Now let’s look at a paradigmatically complex strategy—policy advocacy. In The Elusive Craft of Evaluating Advocacy, published in the summer 2011 issue of Stanford Social Innovation Review, Steve Teles and Mark Schmitt write: “It’s the nature of politics that events evolve rapidly and in a nonlinear fashion, so an effort that doesn’t seem to be working might suddenly bear fruit, or one that seemed to be on track can suddenly lose momentum. . . . What matters is whether advocates can choose the tactic appropriate to a particular conflict and adapt to the shifting moves of the opposition. . . . Successful advocacy efforts are characterized not by their ability to proceed along a predefined track, but by their capacity to adapt to changing circumstances.”

What makes advocacy strategies complex are the numerous actors and activities that may contribute to an outcome, uncertainties about causality, and strategic behavior by the various participants. Even so, at any given time a policy advocate must make estimations about causality—for example, “We should devote resources to persuading Senator Jones about the merits of our policy proposal because he has great influence with his peers; and judging by our observations, Senator Jones is most open to these arguments.

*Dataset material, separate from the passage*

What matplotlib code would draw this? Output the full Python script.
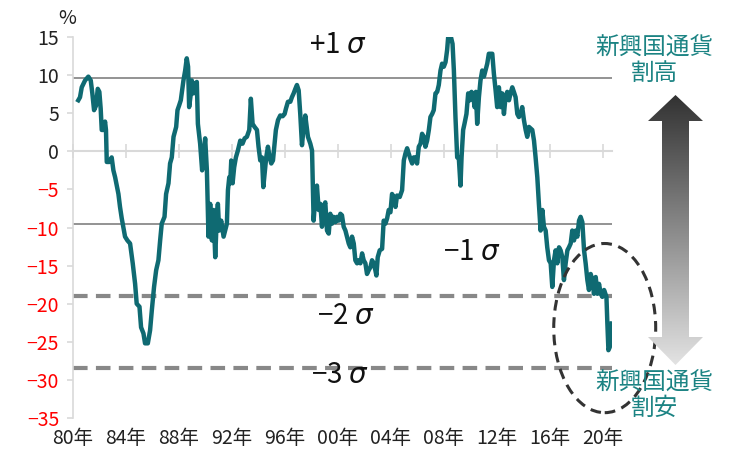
import matplotlib
matplotlib.use('Agg')
import matplotlib.pyplot as plt
import numpy as np
from matplotlib.patches import Ellipse, Polygon
from matplotlib.colors import LinearSegmentedColormap

plt.rcParams['font.family'] = ['Noto Sans CJK JP', 'DejaVu Sans']
plt.rcParams['mathtext.fontset'] = 'custom'
plt.rcParams['mathtext.it'] = 'DejaVu Sans:italic'

# 乖離率（%）, 読み取り値
years = [1980.40, 1980.53, 1980.66, 1980.91, 1981.16, 1981.34, 1981.46, 1981.59, 1981.74, 1981.87,
         1981.99, 1982.09, 1982.17, 1982.29, 1982.42, 1982.49, 1982.55, 1982.75, 1982.92, 1983.05,
         1983.18, 1983.43, 1983.55, 1983.68, 1983.93, 1984.11, 1984.31, 1984.51, 1984.69, 1984.81,
         1985.02, 1985.14, 1985.32, 1985.44, 1985.65, 1985.82, 1985.95, 1986.12, 1986.28, 1986.45,
         1986.58, 1986.70, 1986.91, 1987.03, 1987.21, 1987.33, 1987.46, 1987.59, 1987.79, 1987.89,
         1988.01, 1988.14, 1988.34, 1988.47, 1988.59, 1988.69, 1988.77, 1988.90, 1988.97, 1989.10,
         1989.22, 1989.35, 1989.43, 1989.60, 1989.75, 1989.85, 1989.98,
         1990.11, 1990.23, 1990.36, 1990.49, 1990.61, 1990.74, 1990.86, 1990.94, 1991.04, 1991.19,
         1991.37, 1991.49, 1991.62, 1991.70, 1991.80, 1991.87, 1991.95, 1992.05, 1992.17, 1992.30,
         1992.45, 1992.63, 1992.80, 1992.96, 1993.13, 1993.31, 1993.43, 1993.56, 1993.71, 1993.89,
         1994.01, 1994.14, 1994.27, 1994.37, 1994.47, 1994.59, 1994.72, 1994.85, 1994.97, 1995.10,
         1995.20, 1995.32, 1995.48, 1995.65, 1995.83, 1995.98, 1996.08, 1996.23, 1996.41, 1996.53,
         1996.66, 1996.79, 1996.91, 1997.04, 1997.16, 1997.29, 1997.42, 1997.54, 1997.62, 1997.74,
         1997.92, 1998.05, 1998.17, 1998.30, 1998.42, 1998.55, 1998.68, 1998.80, 1998.93, 1999.05,
         1999.18, 1999.31, 1999.43, 1999.56, 1999.68, 1999.81, 1999.94, 2000.06, 2000.19,
         2000.31, 2000.44, 2000.57, 2000.69, 2000.82, 2000.94, 2001.07, 2001.20, 2001.32, 2001.45,
         2001.57, 2001.70, 2001.83, 2001.95, 2002.08, 2002.20, 2002.33, 2002.46, 2002.58, 2002.71,
         2002.83, 2002.91, 2003.01, 2003.16, 2003.34, 2003.46, 2003.59, 2003.72, 2003.84, 2003.97,
         2004.09, 2004.22, 2004.35, 2004.47, 2004.67, 2004.85, 2004.98, 2005.10, 2005.23, 2005.35,
         2005.48, 2005.61, 2005.73, 2005.86, 2005.98, 2006.11, 2006.24, 2006.36, 2006.49, 2006.61,
         2006.74, 2006.87, 2006.99, 2007.12, 2007.24, 2007.37, 2007.50, 2007.62, 2007.75, 2007.87,
         2008.00, 2008.13, 2008.25, 2008.33, 2008.51, 2008.66, 2008.76, 2008.88, 2009.01, 2009.13,
         2009.26, 2009.34, 2009.46, 2009.56, 2009.71, 2009.84, 2009.97, 2010.09, 2010.22, 2010.32,
         2010.42, 2010.52,
         2010.65, 2010.77, 2010.90, 2011.03, 2011.15, 2011.28, 2011.40, 2011.66, 2011.78, 2011.91,
         2012.03, 2012.16, 2012.29, 2012.41, 2012.54, 2012.66, 2012.79, 2012.92, 2013.04, 2013.17,
         2013.29, 2013.42, 2013.55, 2013.67, 2013.80, 2013.92, 2014.05, 2014.18, 2014.30, 2014.43,
         2014.68, 2014.81, 2014.93, 2015.06, 2015.18, 2015.31, 2015.44, 2015.56, 2015.69, 2015.81,
         2015.94, 2016.07, 2016.19, 2016.32, 2016.44, 2016.57, 2016.70, 2016.82, 2016.95, 2017.07,
         2017.20, 2017.33, 2017.45, 2017.58, 2017.70, 2017.83, 2017.96, 2018.08, 2018.21, 2018.33,
         2018.46, 2018.59, 2018.71, 2018.84, 2018.96, 2019.09, 2019.22, 2019.34, 2019.47, 2019.60,
         2019.72, 2019.85, 2019.97, 2020.10, 2020.28, 2020.35, 2020.43, 2020.53, 2020.60, 2020.68]
values = [6.7, 7.1, 8.4, 9.3, 9.8, 9.3, 7.6, 5.4, 6.0, 8.2,
          7.8, 5.6, 2.8, 2.8, 3.9, 2.8, -1.4, -1.4, -0.8, -2.5,
          -3.4, -5.6, -7.3, -8.8, -11.2, -11.7, -12.1, -14.7, -17.4, -20.0,
          -20.4, -23.1, -23.9, -25.2, -25.2, -23.5, -20.9, -17.8, -15.6, -14.3,
          -11.7, -9.5, -8.6, -5.6, -4.2, -1.6, -0.8, 1.9, 3.2, 5.4,
          6.0, 6.7, 9.3, 10.6, 12.2, 11.1, 5.8, 7.6, 9.3, 7.6,
          8.9, 9.1, 3.6, 1.0, -2.5, -0.8, 1.7,
          -2.5, -11.2, -6.9, -11.7, -7.7, -13.9, -8.6, -6.9, -10.4, -9.1,
          -11.2, -10.4, -9.5, -5.1, -3.4, -4.2, -1.2, -4.2, -2.1, -0.8,
          0.1, 1.4, 1.0, 1.7, 1.9, 2.8, 6.9, 3.6, 3.2, 2.8,
          0.6, -1.2, -0.8, -4.7, -2.9, -0.8, 0.6, -0.8, -1.6, -1.2,
          0.6, 2.8, 4.1, 4.7, 4.6, 4.9, 5.6, 6.5, 6.5, 7.1,
          7.6, 8.2, 8.7, 8.0, 4.9, 0.8, 3.2, 4.7, 3.6, 1.9,
          1.0, 0.1, -9.1, -6.0, -4.5, -7.7, -6.9, -9.9, -7.3, -6.7,
          -10.4, -10.8, -8.2, -9.5, -8.6, -9.3, -8.6, -9.1, -8.2,
          -8.4, -9.9, -10.4, -11.2, -12.1, -12.6, -11.2, -12.1, -14.3, -14.7,
          -14.3, -14.7, -13.4, -14.3, -14.7, -16.1, -15.6, -15.2, -14.3, -14.7,
          -15.6, -16.3, -13.9, -13.0, -12.8, -9.1, -9.5, -8.8, -7.7, -8.0,
          -5.6, -6.0, -7.3, -5.8, -6.0, -5.1, -1.2, -0.3, 0.4, -0.3,
          -1.0, -1.6, -0.8, -0.8, -1.6, 0.6, 1.0, 2.3, 1.9, 0.6,
          1.4, 2.8, 4.5, 4.9, 5.4, 7.6, 7.8, 8.7, 10.6, 11.5,
          11.1, 11.7, 13.3, 15.0, 15.2, 14.1, 10.6, 4.5, -0.8, -0.8,
          -4.5, -0.8, 2.8, 3.6, 4.9, 7.6, 6.7, 7.8, 7.4, 5.8,
          7.8, 3.6,
          7.1, 9.3, 10.6, 9.8, 10.6, 11.5, 12.8, 12.8, 10.2, 8.0,
          5.8, 8.4, 5.8, 7.6, 4.9, 7.1, 7.8, 6.7, 7.6, 8.4,
          7.8, 7.1, 4.9, 4.5, 4.9, 5.8, 4.1, 2.8, 1.9, 3.2,
          2.8, 1.4, -0.8, -3.4, -6.9, -10.4, -7.7, -9.9, -10.4, -12.6,
          -14.3, -14.7, -17.8, -14.3, -13.0, -14.7, -12.6, -13.0, -13.9, -16.9,
          -14.7, -13.0, -12.6, -12.1, -10.4, -11.7, -10.4, -11.2, -9.1, -8.6,
          -9.3, -13.0, -14.7, -16.9, -18.2, -16.1, -16.9, -18.7, -16.5, -18.7,
          -17.4, -18.7, -19.1, -18.2, -19.1, -22.6, -26.1, -25.7, -24.4, -22.6]

sigma_solid = [9.6, -9.5]      # +1σ, -1σ
sigma_dashed = [-19.0, -28.5]  # -2σ, -3σ
x_ticks = [1980, 1984, 1988, 1992, 1996, 2000, 2004, 2008, 2012, 2016, 2020]
x_labels = ['80年', '84年', '88年', '92年', '96年', '00年', '04年', '08年', '12年', '16年', '20年']
y_ticks = [15, 10, 5, 0, -5, -10, -15, -20, -25, -30, -35]

line_c = '#0f6a72'
teal = '#1b8383'
grid_c = '#d9d9d9'

fig = plt.figure(figsize=(7.29, 4.54), dpi=100)
ax = fig.add_axes([73/729, 1-418/454, (612-73)/729, (418-37)/454])

for v in sigma_solid:
    ax.axhline(v, color='#808080', lw=1.2, zorder=1)
for v in sigma_dashed:
    ax.axhline(v, color='#888888', lw=3, dashes=(3.5, 2), zorder=1)

ax.plot(years, values, color=line_c, lw=3.2, solid_joinstyle='round', zorder=3)

ax.set_xlim(1980, 2020.7)
ax.set_ylim(-35, 15)

# zero axis with crossing ticks
ax.spines['bottom'].set_position(('data', 0))
ax.spines['bottom'].set_color(grid_c)
ax.spines['bottom'].set_linewidth(1.5)
ax.spines['left'].set_color(grid_c)
ax.spines['left'].set_linewidth(1.2)
ax.spines['top'].set_visible(False)
ax.spines['right'].set_visible(False)
ax.set_xticks(x_ticks)
ax.tick_params(axis='x', direction='inout', length=10, width=1.2, color=grid_c, labelbottom=False)
ax.set_yticks(y_ticks)
ax.set_yticklabels([str(t).replace('-', '\u2212') for t in y_ticks])
ax.tick_params(axis='y', direction='out', length=4, width=1.2, color=grid_c, labelsize=14, pad=6)
for lab, t in zip(ax.get_yticklabels(), y_ticks):
    lab.set_color('#ff0000' if t < 0 else '#222222')

sec = ax.secondary_xaxis('bottom')
sec.set_xticks(x_ticks, x_labels)
sec.tick_params(length=0, labelsize=14, pad=7, labelcolor='#222222')
sec.spines['bottom'].set_visible(False)

fig.text(67/729, 1-18/454, '%', ha='center', va='center', fontsize=14, color='#222222')

# sigma labels
ax.text(2000.0, 13.9, r'+1 $\sigma$', ha='center', va='center', fontsize=20, color='#111111')
ax.text(2010.1, -13.2, '\u22121 $\\sigma$', ha='center', va='center', fontsize=20, color='#111111')
ax.text(2000.6, -21.6, '\u22122 $\\sigma$', ha='center', va='center', fontsize=20, color='#111111')
ax.text(2000.1, -29.4, '\u22123 $\\sigma$', ha='center', va='center', fontsize=20, color='#111111')

# dashed ellipse
ell = Ellipse((2020.15, -23.2), 7.7, 22.2, fill=False, ec='#333333', lw=2.2,
              ls=(0, (3.5, 2.2)), clip_on=False, zorder=4)
ax.add_patch(ell)

# gradient double arrow
aax = fig.add_axes([645/729, 1-367/454, 61/729, 274/454])
aax.set_xlim(645, 706)
aax.set_ylim(367, 93)
aax.axis('off')
verts = [(675.5, 95), (703, 121), (689, 121), (689, 337), (703, 337), (675.5, 365),
         (648, 337), (662, 337), (662, 121), (648, 121)]
poly = Polygon(verts, closed=True, fc='none', ec='none')
aax.add_patch(poly)
cmap = LinearSegmentedColormap.from_list('g', ['#303030', '#e4e4e4'])
grad = np.linspace(0, 1, 256).reshape(-1, 1)
im = aax.imshow(grad, cmap=cmap, extent=[645, 706, 367, 93], aspect='auto', origin='upper')
im.set_clip_path(poly)

fig.text(654/729, 1-61/454, '新興国通貨\n割高', ha='center', va='center', fontsize=17,
         color=teal, linespacing=1.1)
fig.text(654/729, 1-396/454, '新興国通貨\n割安', ha='center', va='center', fontsize=17,
         color=teal, linespacing=1.1)

fig.savefig('out.png', dpi=100)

Analogously, the Rockefeller Foundation’s seeding of organizations to create the infrastructure for impact investing and the collective impact initiatives referred to by the authors require predicting how each organization in the network can contribute to solving the problem at hand. And these examples disclose another feature of many strategies to address complex problems: Even a complex overarching strategy often involves creating or supporting particular organizations; and as a matter of operational necessity, each of those organizations must have a simple and somewhat rigid strategy akin to that of the service delivery organization described above.

Kania and colleagues’ analysis reminds me of A Subway Named Mobius, a wonderful short story by A. J. Deutsch, in which the addition of one line to the Boston MTA’s already complicated system transforms it into a complex system governed by non-Euclidian geometry. Well, strategic philanthropy isn’t like that. Efforts to cordon off some area as complex take pressure off philanthropists to embrace adaptive planning and implementation across the spectrum.

I’ll conclude with a plea about language. The text box on “How to Move to an Emergent Model” revels in the jargon of virtually every problem-solving and design notion in vogue today. I wonder whether persuading foundation leaders to adopt these ideas might call for a more emergent, systems-mapping, stakeholder-analytic, sensing, cultural-framing, human-centered design, and story-telling communications strategy than the authors have employed here. At least it’s worth prototyping.